Well people--being from Kansas, home of the Winfield Acoustic Music Festival held the 3rd weekend in September each year, I can tell you that Bluegrass is alive and well in the Midwest. For anyone within even a "sorta reasonable" distance of Winfield (about 40 miles south of Wichita), I would highly recommend attending the Festival. I think most everybody who has would agree that the campground pickin' is just as good in many cases as the performers on the main stages.

Most states seem to have a bluegrass association of one sort or another. Ours holds "Pickin' Picnics" every month from April to October, hosts a great "Winter Fest" in February (held indoors for the last few years, in the Marriott Hotel, a very nice venue for this sort of thing).

The thing I like best about bluegrass is that people are usually enthusiastic about your joining in on jams. Granted, there are "purists" who think old country songs are anathema and will put their banjos up and leave if you sing one, but hey, that's their problem, right? And there are so many good BG songs out there that it won't hurt anyone to learn a few so they can join in. Great stuff; and some awesome musicians as well. Anyone heard Tommy Emmanuel?

Lin in Kansas


02 Apr 02 - 08:52 AM (#681438)
Subject: RE: Bluegrass Bandwagon
From: GUEST,Vixen @ work

Well, anybody who's interested in jumping on and/or taking a ride on the bluegrass bandwagon, Shady Creek and Traver Hollow are playing a concert here at Three Rivers Community College in Norwich, CT on 27 April at 7:00 pm. $10 a person.

Spoze I better post this to the what's on thread...

V


25 Apr 02 - 02:51 PM (#698498)
Subject: RE: Bluegrass Bandwagon
From: GUEST,pdbanjo

The fact that Bluegrass remains a viable genre is because it is family oriented. It is passes down thru' generations within families not only within musically talented families but as a genre for pure listening pleasure. I remember as a kid my folks listened to big band swing and altho' I didn't appreciate it then, I do now that I'm ahem over 50. So if you want bluegrass to prevail, introduce your kids to it early in life. If they don't catch on to it then, maybe just maybe, they will when they have kids. I think there is no better band to bring 20 yr. olds into the realm of bluegrass than the band Vince Gill has taken under his wing to promote. That's the Nickel Creek band. Even tho' they are a bit over the top progressively they do promote the bluegrass genre. Record stores can't even catalogue them in a specific genre because bluegrass doesn't sell and they're to unhip to be labeled jazz. Grisman, Fleck and many others have had the same problem. Too bad the term bluegrass is so unsavory to the buying public. They're missing out on good family music and that's surely troubling in these troubled times. PS: I play texas swing on the banjo and not bluegrass for 2 reasons. One is, that I never learned how to play bluegrass ala Scruggs and early on in my career traditionalists scorned me. Secondly, Grassers don't make any money to speak of in the N.W.US unless they play in the progressive style. Texas swing ROCKS!!!

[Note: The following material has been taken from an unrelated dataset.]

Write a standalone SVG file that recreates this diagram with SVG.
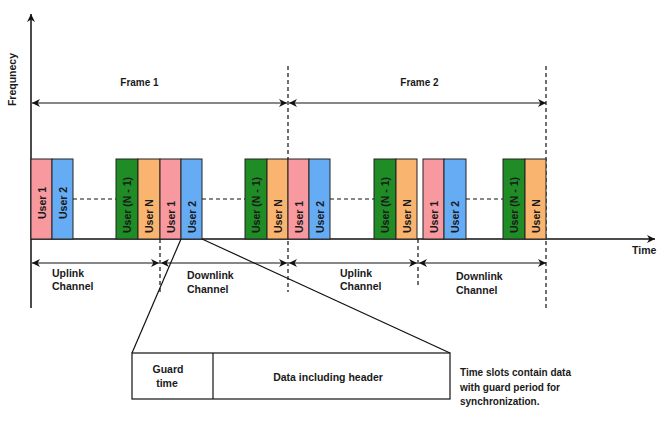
<svg xmlns="http://www.w3.org/2000/svg" width="663" height="427" viewBox="0 0 663 427">
<defs>
<marker id="ah" viewBox="0 0 10 10" refX="10" refY="5" markerWidth="10" markerHeight="8" markerUnits="userSpaceOnUse" orient="auto-start-reverse">
<path d="M0,0 L10,5 L0,10 L3,5 Z" fill="#111"/>
</marker>
<style>
.t{font-family:"Liberation Sans",Arial,sans-serif;font-weight:bold;fill:#1a1a1a}
.ax{stroke:#111;stroke-width:1.5;fill:none}
.ln{stroke:#111;stroke-width:1.2;fill:none}
.dash{stroke:#111;stroke-width:1.2;stroke-dasharray:4,3;fill:none}
.slot{stroke:#222;stroke-width:1}
.p{fill:#f7999e}.b{fill:#66acf5}.g{fill:#1f8c25}.o{fill:#f9b46f}
.ut{font-family:"Liberation Sans",Arial,sans-serif;font-weight:bold;font-size:10.5px;fill:#1a1a1a}
</style>
</defs>
<rect width="663" height="427" fill="#fff"/>

<g id="connectors">
<line class="ax" x1="31" y1="308" x2="31" y2="14" marker-end="url(#ah)"/>
<line class="ax" x1="31" y1="239" x2="655" y2="239" marker-end="url(#ah)"/>
<line class="dash" x1="288" y1="66" x2="288" y2="292"/>
<line class="dash" x1="546" y1="66" x2="546" y2="308"/>
<line class="dash" x1="160" y1="239" x2="160" y2="292"/>
<line class="dash" x1="418" y1="239" x2="418" y2="287"/>
<line class="dash" x1="73" y1="199" x2="116" y2="199"/>
<line class="dash" x1="202" y1="199" x2="245" y2="199"/>
<line class="dash" x1="330" y1="199" x2="374" y2="199"/>
<line class="dash" x1="466" y1="199" x2="503" y2="199"/>
<line class="ln" x1="32" y1="103" x2="287" y2="103" marker-start="url(#ah)" marker-end="url(#ah)"/>
<line class="ln" x1="289" y1="103" x2="546" y2="103" marker-start="url(#ah)" marker-end="url(#ah)"/>
<line class="ln" x1="32" y1="263" x2="159" y2="263" marker-start="url(#ah)" marker-end="url(#ah)"/>
<line class="ln" x1="161" y1="263" x2="287" y2="263" marker-start="url(#ah)" marker-end="url(#ah)"/>
<line class="ln" x1="289" y1="263" x2="417" y2="263" marker-start="url(#ah)" marker-end="url(#ah)"/>
<line class="ln" x1="419" y1="263" x2="546" y2="263" marker-start="url(#ah)" marker-end="url(#ah)"/>
<line class="ln" x1="181" y1="239" x2="132" y2="353"/>
<line class="ln" x1="202" y1="239" x2="450" y2="353"/>
</g>

<g id="labels">
<text class="t" font-size="10.5" transform="translate(16,79.5) rotate(-90)" text-anchor="middle">Frequnecy</text>
<text class="t" font-size="10" x="139.5" y="86" text-anchor="middle">Frame 1</text>
<text class="t" font-size="10" x="419.5" y="86" text-anchor="middle">Frame 2</text>
<text class="t" font-size="10.5" x="632" y="254">Time</text>
<text class="t" font-size="10.5" x="52" y="277">Uplink</text>
<text class="t" font-size="10.5" x="52" y="290">Channel</text>
<text class="t" font-size="10.5" x="187" y="279">Downlink</text>
<text class="t" font-size="10.5" x="187" y="293">Channel</text>
<text class="t" font-size="10.5" x="340" y="277">Uplink</text>
<text class="t" font-size="10.5" x="340" y="290">Channel</text>
<text class="t" font-size="10.5" x="456" y="280">Downlink</text>
<text class="t" font-size="10.5" x="456" y="294">Channel</text>
<text class="t" font-size="10" x="460" y="376">Time slots contain data</text>
<text class="t" font-size="10" x="460" y="390.5">with guard period for</text>
<text class="t" font-size="10" x="460" y="405">synchronization.</text>
</g>

<g id="slots1">
<rect class="slot p" x="31" y="159" width="21" height="80"/>
<rect class="slot b" x="52" y="159" width="21" height="80"/>
<text class="ut" transform="translate(41.5,219) rotate(-90)" dominant-baseline="central">User 1</text>
<text class="ut" transform="translate(62.5,219) rotate(-90)" dominant-baseline="central">User 2</text>
</g>
<g id="slots2">
<rect class="slot g" x="116" y="159" width="22" height="80"/>
<rect class="slot o" x="138" y="159" width="22" height="80"/>
<rect class="slot p" x="160" y="159" width="21" height="80"/>
<rect class="slot b" x="181" y="159" width="21" height="80"/>
<text class="ut" transform="translate(127,233) rotate(-90)" dominant-baseline="central">User (N - 1)</text>
<text class="ut" transform="translate(149,233) rotate(-90)" dominant-baseline="central">User N</text>
<text class="ut" transform="translate(170.5,233) rotate(-90)" dominant-baseline="central">User 1</text>
<text class="ut" transform="translate(191.5,233) rotate(-90)" dominant-baseline="central">User 2</text>
</g>
<g id="slots3">
<rect class="slot g" x="245" y="159" width="22" height="80"/>
<rect class="slot o" x="267" y="159" width="21" height="80"/>
<rect class="slot p" x="288" y="159" width="21" height="80"/>
<rect class="slot b" x="309" y="159" width="21" height="80"/>
<text class="ut" transform="translate(256,233) rotate(-90)" dominant-baseline="central">User (N - 1)</text>
<text class="ut" transform="translate(277.5,233) rotate(-90)" dominant-baseline="central">User N</text>
<text class="ut" transform="translate(298.5,233) rotate(-90)" dominant-baseline="central">User 1</text>
<text class="ut" transform="translate(319.5,233) rotate(-90)" dominant-baseline="central">User 2</text>
</g>
<g id="slots4">
<rect class="slot g" x="374" y="159" width="22" height="80"/>
<rect class="slot o" x="396" y="159" width="21" height="80"/>
<rect class="slot p" x="423" y="159" width="21" height="80"/>
<rect class="slot b" x="444" y="159" width="22" height="80"/>
<text class="ut" transform="translate(385,233) rotate(-90)" dominant-baseline="central">User (N - 1)</text>
<text class="ut" transform="translate(406.5,233) rotate(-90)" dominant-baseline="central">User N</text>
<text class="ut" transform="translate(433.5,233) rotate(-90)" dominant-baseline="central">User 1</text>
<text class="ut" transform="translate(455,233) rotate(-90)" dominant-baseline="central">User 2</text>
</g>
<g id="slots5">
<rect class="slot g" x="503" y="159" width="22" height="80"/>
<rect class="slot o" x="525" y="159" width="21" height="80"/>
<text class="ut" transform="translate(514,233) rotate(-90)" dominant-baseline="central">User (N - 1)</text>
<text class="ut" transform="translate(535.5,233) rotate(-90)" dominant-baseline="central">User N</text>
</g>

<g id="slot-detail">
<rect x="132" y="353" width="318" height="46" fill="#fff" stroke="#111" stroke-width="1.2"/>
<line class="ln" x1="213" y1="353" x2="213" y2="399"/>
<text class="t" font-size="10.5" x="168" y="373" text-anchor="middle">Guard</text>
<text class="t" font-size="10.5" x="167" y="387" text-anchor="middle">time</text>
<text class="t" font-size="10.5" x="328" y="381" text-anchor="middle">Data including header</text>
</g>
</svg>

25 Apr 02 - 03:03 PM (#698507)
Subject: RE: Bluegrass Bandwagon
From: Jim Krause

Bluegrass is an unsavory term to the public because it hasn't had near the creative promotion that Col. Tom Parker gave to Elvis Presley. I'm convinced that if some very imaginative promoter, manager type came along, Bluegrass would be the hottest thing on top 40 radio.
Jim


25 Apr 02 - 03:11 PM (#698514)
Subject: RE: Bluegrass Bandwagon
From: Steve Latimer

Jim, although I love Bluegrass, I think that may be a stretch. Bluegrass has never recovered from "Deliverance".


25 Apr 02 - 03:53 PM (#698544)
Subject: RE: Bluegrass Bandwagon
From: GUEST,Bill Kennedy

I remember Charlie Daniels was playing backup for people like Leonard Cohen & others for a few years back in the 60s & 70s, then 'Devil Went Down to Georgia' hit and he's a pop star, now where is he? Still playing great music, I hope, to appreciative audiences.

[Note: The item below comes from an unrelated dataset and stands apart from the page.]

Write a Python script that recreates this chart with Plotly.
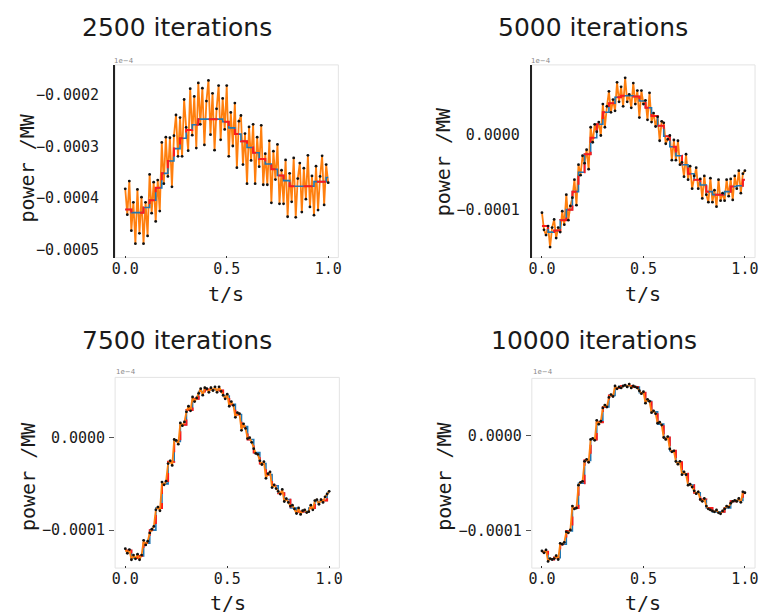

The labels/agents/suits cause most of the trouble. I still do not like anything Peter, Paul and Mary EVER did, can't bear to listen, though they are each and every one fine musicians/singers, it just never rang true to me. Some agents/suits idea of a 'Folk Group'. Not a natural evolution of three people who had played together for years and found an audience.

Marketing.

That's what's happening to bluegrass re: O Brother. I guess it ends up being what kind of 'career' one wants to have. Play the music when and where you can, get paid if you can, because you love the music.

Or let some weasel 'smarten' you up and market you as the next Bill Monroe.

Or grow and change as a musician and play classical, like Dave Grisman, or jazz like Bela Fleck. I cannot stand the ridiculously repetitive licks of Fleck & the Flecktones, or Grisman's wierder pop/jazz stuff (do like the classical, though). Love thier traditional tunes and appreciate thier talent. Alison Krause may go that route. Hopefully not. Same with Riverdance fiddlers. Neo-New Age Celtic or the Pure Drop? No choice for me, but give the people what they are told they might want?